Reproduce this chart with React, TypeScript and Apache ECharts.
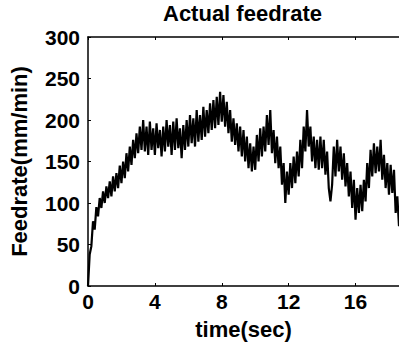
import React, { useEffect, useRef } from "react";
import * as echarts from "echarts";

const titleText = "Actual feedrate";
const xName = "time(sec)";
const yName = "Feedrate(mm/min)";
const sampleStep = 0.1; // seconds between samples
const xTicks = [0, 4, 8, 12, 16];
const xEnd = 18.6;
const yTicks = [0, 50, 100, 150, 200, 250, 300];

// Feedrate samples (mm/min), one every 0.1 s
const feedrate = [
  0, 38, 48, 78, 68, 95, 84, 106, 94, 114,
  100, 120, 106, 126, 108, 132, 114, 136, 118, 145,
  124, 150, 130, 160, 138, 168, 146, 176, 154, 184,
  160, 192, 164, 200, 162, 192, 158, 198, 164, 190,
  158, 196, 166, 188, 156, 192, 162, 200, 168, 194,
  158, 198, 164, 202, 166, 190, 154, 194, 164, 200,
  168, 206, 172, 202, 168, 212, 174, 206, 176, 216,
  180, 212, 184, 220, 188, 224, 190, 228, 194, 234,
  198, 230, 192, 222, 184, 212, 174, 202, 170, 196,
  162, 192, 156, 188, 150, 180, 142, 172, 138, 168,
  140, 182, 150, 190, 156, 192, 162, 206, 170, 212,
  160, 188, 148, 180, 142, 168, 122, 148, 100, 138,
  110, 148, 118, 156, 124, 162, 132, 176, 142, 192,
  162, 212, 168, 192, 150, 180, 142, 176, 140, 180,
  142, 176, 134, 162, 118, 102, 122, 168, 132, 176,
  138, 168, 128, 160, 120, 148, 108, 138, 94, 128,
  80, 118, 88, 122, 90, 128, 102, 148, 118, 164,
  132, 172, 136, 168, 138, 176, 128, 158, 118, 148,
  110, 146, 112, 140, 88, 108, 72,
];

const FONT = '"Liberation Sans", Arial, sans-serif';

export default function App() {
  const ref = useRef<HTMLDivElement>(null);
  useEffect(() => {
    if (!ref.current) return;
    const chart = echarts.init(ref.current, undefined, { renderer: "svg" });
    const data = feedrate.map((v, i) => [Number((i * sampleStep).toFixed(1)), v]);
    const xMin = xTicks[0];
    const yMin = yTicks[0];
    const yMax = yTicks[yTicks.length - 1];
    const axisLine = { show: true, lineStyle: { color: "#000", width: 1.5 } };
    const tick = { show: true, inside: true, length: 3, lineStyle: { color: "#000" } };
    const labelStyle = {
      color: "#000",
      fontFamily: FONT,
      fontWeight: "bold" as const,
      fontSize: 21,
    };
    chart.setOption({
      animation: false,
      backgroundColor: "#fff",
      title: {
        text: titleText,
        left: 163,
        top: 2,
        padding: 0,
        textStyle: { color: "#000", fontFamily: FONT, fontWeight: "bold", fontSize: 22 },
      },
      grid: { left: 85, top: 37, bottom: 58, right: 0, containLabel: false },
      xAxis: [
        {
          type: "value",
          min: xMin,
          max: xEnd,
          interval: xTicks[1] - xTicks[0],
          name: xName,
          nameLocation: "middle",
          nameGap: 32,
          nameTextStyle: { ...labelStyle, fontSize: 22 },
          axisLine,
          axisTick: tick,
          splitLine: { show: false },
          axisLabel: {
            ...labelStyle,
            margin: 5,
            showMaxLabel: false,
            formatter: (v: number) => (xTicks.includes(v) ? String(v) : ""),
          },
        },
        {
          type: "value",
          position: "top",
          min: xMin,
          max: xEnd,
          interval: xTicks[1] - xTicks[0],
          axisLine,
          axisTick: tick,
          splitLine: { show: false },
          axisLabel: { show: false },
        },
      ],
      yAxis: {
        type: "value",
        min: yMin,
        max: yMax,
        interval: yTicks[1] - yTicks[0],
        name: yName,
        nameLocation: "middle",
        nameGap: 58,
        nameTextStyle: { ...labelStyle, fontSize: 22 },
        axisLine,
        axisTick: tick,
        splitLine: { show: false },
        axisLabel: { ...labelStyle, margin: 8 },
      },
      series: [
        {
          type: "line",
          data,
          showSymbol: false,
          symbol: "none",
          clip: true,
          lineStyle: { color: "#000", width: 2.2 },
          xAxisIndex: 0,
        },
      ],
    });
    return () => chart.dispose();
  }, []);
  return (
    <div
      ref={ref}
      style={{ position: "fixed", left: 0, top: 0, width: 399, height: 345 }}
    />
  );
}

===

» Aim of the exercise
Repeat, word for word and with no pictures, only the lines running from the beginning of the data to the line that contains "const yTicks = [0, 50, 100, 150, 200, 250, 300];".

» Worked solution
Reproduce this chart with React, TypeScript and Apache ECharts.
import React, { useEffect, useRef } from "react";
import * as echarts from "echarts";

const titleText = "Actual feedrate";
const xName = "time(sec)";
const yName = "Feedrate(mm/min)";
const sampleStep = 0.1; // seconds between samples
const xTicks = [0, 4, 8, 12, 16];
const xEnd = 18.6;
const yTicks = [0, 50, 100, 150, 200, 250, 300];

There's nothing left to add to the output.